New Delhi: The Delhi High Court has awarded Rs 30 lakh damages to Microsoft Corporation, Adobe Systems and Quest Software while restraining a company based in the national capital from using or distributing their pirated and unlicensed software.
Justice V Kameswar Rao said in the absence of any defence of the Nehru Place's firm and the magnitude of the violation carried out by the defendants, the three companies are entitled for damages and Rs 30 lakh be equally shared by them.
The high court's order came on a suit filed by Microsoft Corporation, Adobe Systems and Quest Software against a firm named 'Chetu' which provided IT services and solutions to its clients, and related parties, after they came to know that the company was using their unlicensed/pirated software programs on its computers.
The high court restrained the defendants, their principal officers, directors, agents, franchisees, servants, and all others acting for and on their behalf are restrained from directly or indirectly using for any kind of computer related activities or otherwise, pirated/counterfeit/unlicensed softwares of the Plaintiffs.
The lawsuit said to determine the sphere of activities of the defendants, they hired an independent investigator to carry out an investigation into their activities.
During the investigation, it was found that there are around 300 computer systems at Chetu, which are operating upon software programs such as Microsoft Office and there was no installation of Open Office on any of the computer systems.

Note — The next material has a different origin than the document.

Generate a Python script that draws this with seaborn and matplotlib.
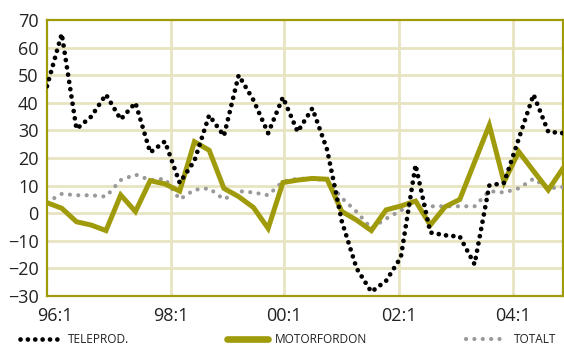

It was further revealed that 40 to 50 employees at the firm were working on software programs such as Adobe Illustrator, Adobe Flash, Adobe Photoshop, Adobe CS3 and Adobe Reader.
The defendant firm claimed in the court that it was a fully licensed Microsoft certified old partner since 2003 and its use of Microsoft products is governed by the terms of the Microsoft Partner Network Agreement.
However, when the plaintiffs (Microsoft, Adobe and Quest) conducted a license check within their database, it revealed that there were no substantial licences purchased in the name of the defendant or its related parties.